### Raw records
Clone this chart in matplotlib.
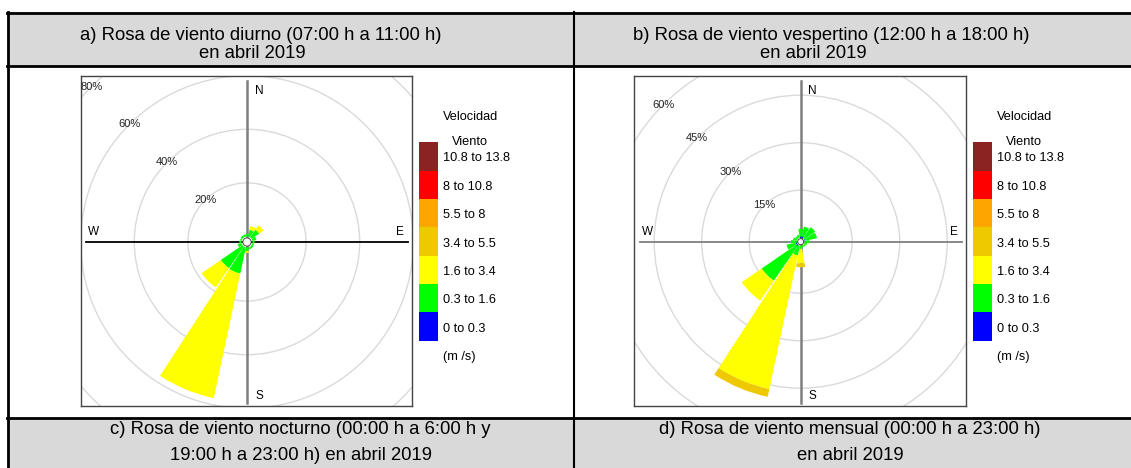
import numpy as np
import matplotlib.pyplot as plt
from matplotlib.patches import Wedge, Circle, Rectangle

plt.rcParams['font.family'] = ['Liberation Sans', 'DejaVu Sans']

W, H = 1131, 468

# wind direction sectors (degrees from north, clockwise)
directions = np.arange(16) * 22.5
speed_labels = ["0 to 0.3", "0.3 to 1.6", "1.6 to 3.4", "3.4 to 5.5",
                "5.5 to 8", "8 to 10.8", "10.8 to 13.8"]
speed_colors = ["#0000FF", "#00FF00", "#FFFF00", "#EEC900",
                "#FFA500", "#FF0000", "#8B2323"]

# a) diurno: frequency (%) per direction N, NNE, ..., NNW for each speed bin
diurno_b1 = [0, 0, 0, 0, 0, 0, 0, 0, 0, 0, 0, 0, 0, 0, 0, 0]
diurno_b2 = [1.0, 2.6, 3.5, 1.5, 0.8, 0.6, 0.8, 0.8, 1.3, 10.0, 9.8, 1.5, 0.8, 0.6, 0.8, 0.8]
diurno_b3 = [0, 1.4, 2.0, 0, 0, 0, 0, 0, 0.7, 47.5, 8.7, 0, 0, 0, 0, 0]
diurno_b4 = [0, 0, 0, 0, 0, 0, 0, 0, 0, 0, 0, 0, 0, 0, 0, 0]

# b) vespertino
vesp_b1 = [0.4, 0.4, 0, 0.2, 0, 0, 0, 0, 0, 0, 0.4, 0.3, 0, 0, 0, 0]
vesp_b2 = [2.4, 3.2, 4.3, 3.8, 1.5, 0.8, 0.6, 0.6, 1.0, 3.2, 13.3, 3.0, 1.8, 1.2, 0.8, 1.0]
vesp_b3 = [0, 0, 0, 0, 0, 0, 0, 0, 4.6, 43.1, 7.6, 0, 0, 0, 0, 0]
vesp_b4 = [0, 0, 0, 0, 0, 0, 0, 0, 1.2, 2.5, 0, 0, 0, 0, 0, 0]

diurno_rings = [20, 40, 60, 80]
vesp_rings = [15, 30, 45, 60]

titles_top = [("a) Rosa de viento diurno (07:00 h a 11:00 h)", "en abril 2019"),
              ("b) Rosa de viento vespertino (12:00 h a 18:00 h)", "en abril 2019")]
titles_bottom = [("c) Rosa de viento nocturno (00:00 h a 6:00 h y", "19:00 h a 23:00 h) en abril 2019"),
                 ("d) Rosa de viento mensual (00:00 h a 23:00 h)", "en abril 2019")]

fig = plt.figure(figsize=(W / 100, H / 100), dpi=100)


def px_axes(x, y, w, h, z=1):
    return fig.add_axes([x / W, 1 - (y + h) / H, w / W, h / H], zorder=z)


# table frame in pixel coordinates
tab = px_axes(0, 0, W, H, z=0)
tab.set_xlim(0, W)
tab.set_ylim(H, 0)
tab.axis("off")
tab.add_patch(Rectangle((7, 12), W - 7, 54, fc="#D9D9D9", ec="none"))
tab.add_patch(Rectangle((7, 418), W - 7, 50, fc="#D9D9D9", ec="none"))
for yy in [13, 65.5, 418]:
    tab.plot([7, W], [yy, yy], color="black", lw=2)
tab.plot([8, 8], [12, H], color="black", lw=2)
tab.plot([574, 574], [12, H], color="black", lw=1.5)

hdr_fs = 13.3
tab.text(260.5, 35, titles_top[0][0], ha="center", va="center", fontsize=hdr_fs)
tab.text(252, 53, titles_top[0][1], ha="center", va="center", fontsize=hdr_fs)
tab.text(831.7, 35, titles_top[1][0], ha="center", va="center", fontsize=hdr_fs)
tab.text(813.7, 53, titles_top[1][1], ha="center", va="center", fontsize=hdr_fs)
tab.text(300, 429, titles_bottom[0][0], ha="center", va="center", fontsize=hdr_fs)
tab.text(301, 456, titles_bottom[0][1], ha="center", va="center", fontsize=hdr_fs)
tab.text(850, 429, titles_bottom[1][0], ha="center", va="center", fontsize=hdr_fs)
tab.text(850, 456, titles_bottom[1][1], ha="center", va="center", fontsize=hdr_fs)


def rose(x0, y0, w, h, cx, cy, scale, off_px, rings, bins, hcolor):
    ax = px_axes(x0, y0, w, h)
    off = off_px / scale
    ax.set_xlim((x0 - cx) / scale, (x0 + w - cx) / scale)
    ax.set_ylim((cy - (y0 + h)) / scale, (cy - y0) / scale)
    ax.set_aspect("auto")
    ax.set_xticks([])
    ax.set_yticks([])
    for s in ax.spines.values():
        s.set_color("#444444")
        s.set_linewidth(1)

    for r in rings:
        ax.add_patch(Circle((0, 0), off + r, fill=False, ec="#DADADA", lw=1))
        d = (off + r) / np.sqrt(2)
        ax.text(-d, d, f"{r}%", ha="center", va="center", fontsize=8, color="#222222")

    L = 161 / scale
    ax.plot([0, 0], [-L, L], color="#7F7F7F", lw=1.8, zorder=1)
    ax.plot([-L, L], [0, 0], color=hcolor, lw=1.3, zorder=1)
    ax.text(12 / scale, 151 / scale, "N", ha="center", va="center", fontsize=8.5)
    ax.text(12 / scale, -154 / scale, "S", ha="center", va="center", fontsize=8.5)
    ax.text(-153 / scale, 10 / scale, "W", ha="center", va="center", fontsize=8.5)
    ax.text(153 / scale, 10 / scale, "E", ha="center", va="center", fontsize=8.5)

    half = 10.5
    for k, b in enumerate(directions):
        cum = off
        for vals, col in zip(bins, speed_colors):
            v = vals[k]
            if v <= 0:
                continue
            ax.add_patch(Wedge((0, 0), cum + v, 90 - b - half, 90 - b + half,
                               width=v, fc=col, ec="none", zorder=2))
            cum += v
    ax.add_patch(Circle((0, 0), off * 0.75, fc="white", ec="#333333", lw=0.6, zorder=3))
    return ax


def legend(bx, by, bw, seg):
    lg = px_axes(bx, by, bw, seg * len(speed_colors))
    lg.set_xlim(0, 1)
    lg.set_ylim(0, len(speed_colors))
    lg.axis("off")
    lg.bar(0.5, [1] * len(speed_colors), bottom=np.arange(len(speed_colors)),
           width=1, color=speed_colors)
    fs = 9.2
    tx = bx + bw + 5
    tab.text(tx, by - 25.5, "Velocidad", ha="left", va="center", fontsize=fs)
    tab.text(tx + 8.7, by - 0.5, "Viento", ha="left", va="center", fontsize=fs)
    for i, lab in enumerate(speed_labels):
        yy = by + seg * (len(speed_labels) - i - 0.5) + 2
        tab.text(tx, yy, lab, ha="left", va="center", fontsize=fs)
    tab.text(tx, by + seg * len(speed_labels) + 16, "(m /s)", ha="left", va="center", fontsize=fs)


rose(81, 76, 331, 330, 247, 242, 2.68, 5.5, diurno_rings,
     [diurno_b1, diurno_b2, diurno_b3, diurno_b4], "black")
rose(634, 76, 332, 330, 800.7, 241.7, 3.167, 4.0, vesp_rings,
     [vesp_b1, vesp_b2, vesp_b3, vesp_b4], "#7F7F7F")
legend(419, 142.3, 19.3, 28.35)
legend(973.3, 142.3, 18.5, 28.35)

fig.savefig("out.png", dpi=100)
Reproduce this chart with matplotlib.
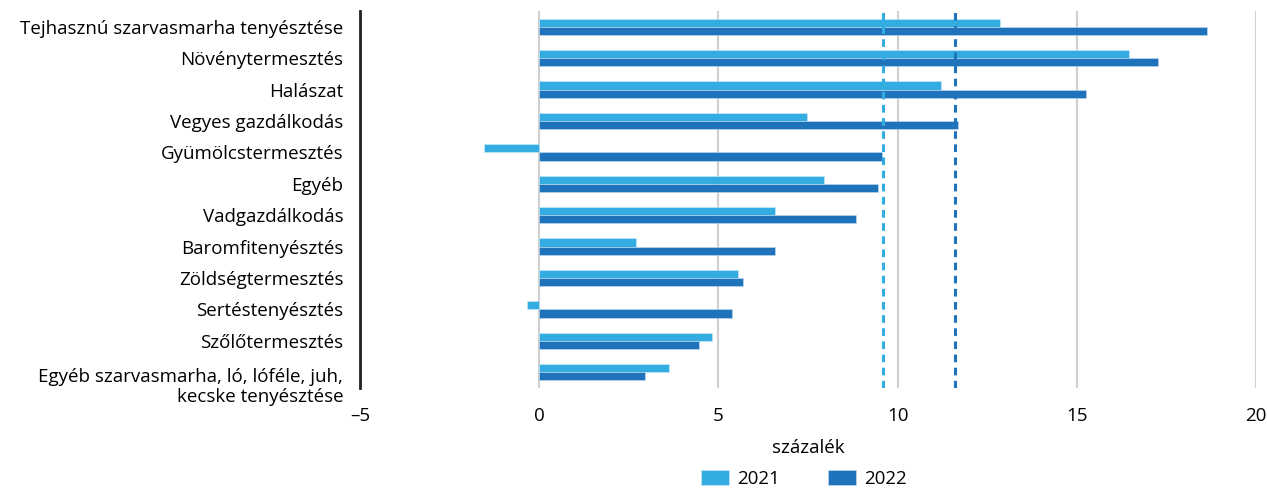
import matplotlib
matplotlib.use("Agg")
import matplotlib.pyplot as plt
import matplotlib.transforms as mtransforms
import numpy as np

plt.rcParams['font.family'] = ['Open Sans', 'DejaVu Sans']

categories = [
    "Tejhasznú szarvasmarha tenyésztése",
    "Növénytermesztés",
    "Halászat",
    "Vegyes gazdálkodás",
    "Gyümölcstermesztés",
    "Egyéb",
    "Vadgazdálkodás",
    "Baromfitenyésztés",
    "Zöldségtermesztés",
    "Sertéstenyésztés",
    "Szőlőtermesztés",
    "Egyéb szarvasmarha, ló, lóféle, juh,\nkecske tenyésztése",
]
values_2021 = [12.86, 16.45, 11.2, 7.48, -1.55, 7.95, 6.58, 2.69, 5.55, -0.33, 4.81, 3.63]
values_2022 = [18.62, 17.27, 15.25, 11.68, 9.56, 9.44, 8.83, 6.58, 5.68, 5.38, 4.46, 2.95]
avg_2021 = 9.59
avg_2022 = 11.61
series_labels = ["2021", "2022"]
xticks = [-5, 0, 5, 10, 15, 20]
xtick_labels = ["–5", "0", "5", "10", "15", "20"]

c21 = "#33ACE1"
c22 = "#1F73BA"
fs = 13.5

fig = plt.figure(figsize=(12.67, 4.93), dpi=100)
ax = fig.add_axes([360/1267, 1 - 388/493, (1256-360)/1267, (388-11)/493])

y = np.arange(len(categories))
h = 0.26
ax.barh(y - h/2, values_2021, height=h, color=c21, edgecolor="#D5ECF8", linewidth=0.4, label=series_labels[0], zorder=3)
ax.barh(y + h/2, values_2022, height=h, color=c22, edgecolor="#C7DDF0", linewidth=0.4, label=series_labels[1], zorder=3)

ax.axvline(avg_2021, color=c21, linestyle=(0, (2.5, 1.8)), linewidth=2.2, zorder=4)
ax.axvline(avg_2022, color=c22, linestyle=(0, (2.5, 1.8)), linewidth=2.2, zorder=4)

ax.set_xlim(-5, 20)
ax.set_ylim(len(categories) - 0.5, -0.5)
ax.set_xticks(xticks)
ax.set_xticklabels(xtick_labels, fontsize=fs)
ax.set_yticks(y)
ax.set_yticklabels(categories, fontsize=fs)
ax.tick_params(axis='both', length=0)
ax.tick_params(axis='y', pad=12)
ax.tick_params(axis='x', pad=14)

for xv in xticks[1:]:
    ax.axvline(xv, color="#D0D0D0", linewidth=1.5, zorder=1)

for s in ["top", "right", "bottom"]:
    ax.spines[s].set_visible(False)
ax.spines["left"].set_linewidth(2)
ax.spines["left"].set_color("#222222")

last = ax.get_yticklabels()[-1]
last.set_transform(last.get_transform() + mtransforms.ScaledTranslation(0, -12/100, fig.dpi_scale_trans))
last.set_linespacing(1.15)

ax.set_xlabel("százalék", fontsize=fs, labelpad=10)

leg = fig.legend(loc="center", bbox_to_anchor=(804/1267, 1 - 479/493), ncol=2, frameon=False,
                 fontsize=fs, handlelength=1.45, handleheight=0.85, columnspacing=2.6, handletextpad=0.45)

fig.savefig("out.png", dpi=100)
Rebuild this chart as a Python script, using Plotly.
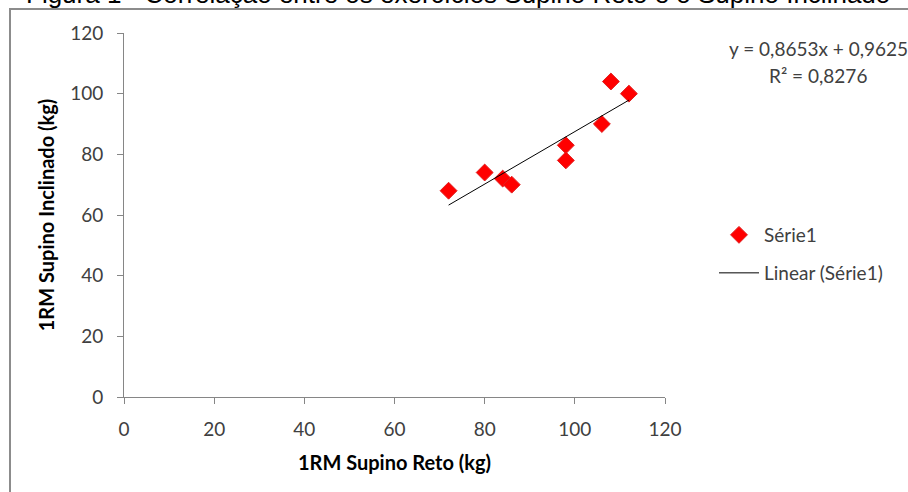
import plotly.graph_objects as go

# Data
supino_reto = [72, 80, 84, 86, 98, 98, 106, 108, 112]
supino_inclinado = [68, 74, 72, 70, 83, 78, 90, 104, 100]

x_ticks = [0, 20, 40, 60, 80, 100, 120]
y_ticks = [0, 20, 40, 60, 80, 100, 120]

slope = 0.8653
intercept = 0.9625
equation_label = "y = 0,8653x + 0,9625"
r2_label = "R² = 0,8276"

title_text = "Figura 1 - Correlação entre os exercícios Supino Reto e o Supino Inclinado"
x_title = "1RM Supino Reto (kg)"
y_title = "1RM Supino Inclinado (kg)"
series_name = "Série1"
trend_name = "Linear (Série1)"

trend_x = [min(supino_reto), max(supino_reto)]
trend_y = [slope * v + intercept for v in trend_x]

W, H = 908, 492
L, R, T, B = 124, 243, 33, 95
pw, ph = W - L - R, H - T - B

def px_x(p):
    return (p - L) / pw

def px_y(p):
    return (H - B - p) / ph

FONT = "Lato"
TXT = "#404040"
AX = "#868686"

fig = go.Figure()
fig.add_trace(go.Scatter(
    x=supino_reto, y=supino_inclinado, mode="markers", name=series_name,
    marker=dict(symbol="diamond", size=13, color="#FF0000",
                line=dict(color="#E02020", width=1)),
    legend="legend",
))
fig.add_trace(go.Scatter(
    x=trend_x, y=trend_y, mode="lines", name=trend_name,
    line=dict(color="#000000", width=1),
    legend="legend2",
))

axis_common = dict(
    showgrid=False, zeroline=False, showline=True, linecolor=AX, linewidth=1,
    ticks="outside", ticklen=6, tickcolor=AX, tickwidth=1,
    tickfont=dict(family=FONT, size=19, color=TXT),
    range=[0, 120],
)

fig.update_layout(
    width=W, height=H,
    margin=dict(l=L, r=R, t=T, b=B, autoexpand=False),
    paper_bgcolor="white", plot_bgcolor="white",
    showlegend=True,
    xaxis=dict(**axis_common, tickvals=x_ticks,
               ticklabelstandoff=9,
               title=dict(text="<b>" + x_title + "</b>", standoff=17,
                          font=dict(family=FONT, size=20, color="#000000"))),
    yaxis=dict(**axis_common, tickvals=y_ticks,
               ticklabelstandoff=10,
               title=dict(text="<b>" + y_title + "</b>", standoff=10,
                          font=dict(family=FONT, size=20, color="#000000"))),
    legend=dict(x=px_x(714), y=px_y(235), xanchor="left", yanchor="middle",
                font=dict(family=FONT, size=19, color=TXT),
                bgcolor="rgba(0,0,0,0)", itemwidth=40),
    legend2=dict(x=px_x(714), y=px_y(273), xanchor="left", yanchor="middle",
                 font=dict(family=FONT, size=19, color=TXT),
                 bgcolor="rgba(0,0,0,0)", itemwidth=40),
    shapes=[dict(type="rect", xref="paper", yref="paper",
                 x0=px_x(10), x1=px_x(1200), y0=px_y(800), y1=px_y(9),
                 line=dict(color="#8c8c8c", width=2), fillcolor="rgba(0,0,0,0)",
                 layer="below")],
    annotations=[
        dict(text=title_text, xref="paper", yref="paper", x=px_x(458), y=px_y(-6),
             xanchor="center", yanchor="middle", showarrow=False,
             font=dict(family="Liberation Sans", size=26, color="#000000")),
        dict(text=equation_label, xref="paper", yref="paper",
             x=px_x(818), y=px_y(49), xanchor="center", yanchor="middle",
             showarrow=False, font=dict(family=FONT, size=19, color=TXT)),
        dict(text=r2_label, xref="paper", yref="paper",
             x=px_x(818), y=px_y(75), xanchor="center", yanchor="middle",
             showarrow=False, font=dict(family=FONT, size=19, color=TXT)),
    ],
)

fig.write_html("out.html", config={"displayModeBar": False},
               post_script="document.body.style.margin='0';")
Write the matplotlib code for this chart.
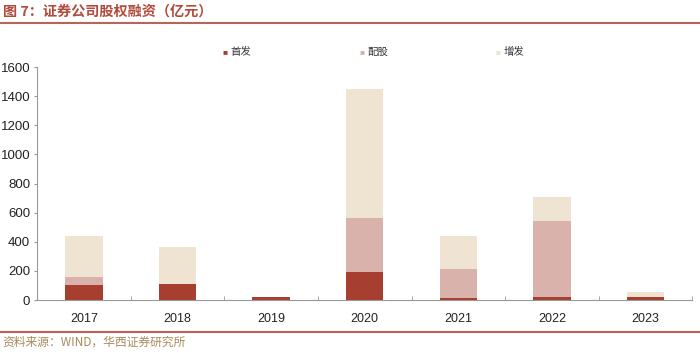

### Exercise objective
Up to and including the line containing "2.5, 0, 0, 0, 0, 0, 0]", repeat every line from the start of the data, but none of the pictures.

### The answer
Clone this chart in matplotlib.
import numpy as np
import matplotlib.pyplot as plt
from matplotlib.patches import Wedge, Circle, Rectangle

plt.rcParams['font.family'] = ['Liberation Sans', 'DejaVu Sans']

W, H = 1131, 468

# wind direction sectors (degrees from north, clockwise)
directions = np.arange(16) * 22.5
speed_labels = ["0 to 0.3", "0.3 to 1.6", "1.6 to 3.4", "3.4 to 5.5",
                "5.5 to 8", "8 to 10.8", "10.8 to 13.8"]
speed_colors = ["#0000FF", "#00FF00", "#FFFF00", "#EEC900",
                "#FFA500", "#FF0000", "#8B2323"]

# a) diurno: frequency (%) per direction N, NNE, ..., NNW for each speed bin
diurno_b1 = [0, 0, 0, 0, 0, 0, 0, 0, 0, 0, 0, 0, 0, 0, 0, 0]
diurno_b2 = [1.0, 2.6, 3.5, 1.5, 0.8, 0.6, 0.8, 0.8, 1.3, 10.0, 9.8, 1.5, 0.8, 0.6, 0.8, 0.8]
diurno_b3 = [0, 1.4, 2.0, 0, 0, 0, 0, 0, 0.7, 47.5, 8.7, 0, 0, 0, 0, 0]
diurno_b4 = [0, 0, 0, 0, 0, 0, 0, 0, 0, 0, 0, 0, 0, 0, 0, 0]

# b) vespertino
vesp_b1 = [0.4, 0.4, 0, 0.2, 0, 0, 0, 0, 0, 0, 0.4, 0.3, 0, 0, 0, 0]
vesp_b2 = [2.4, 3.2, 4.3, 3.8, 1.5, 0.8, 0.6, 0.6, 1.0, 3.2, 13.3, 3.0, 1.8, 1.2, 0.8, 1.0]
vesp_b3 = [0, 0, 0, 0, 0, 0, 0, 0, 4.6, 43.1, 7.6, 0, 0, 0, 0, 0]
vesp_b4 = [0, 0, 0, 0, 0, 0, 0, 0, 1.2, 2.5, 0, 0, 0, 0, 0, 0]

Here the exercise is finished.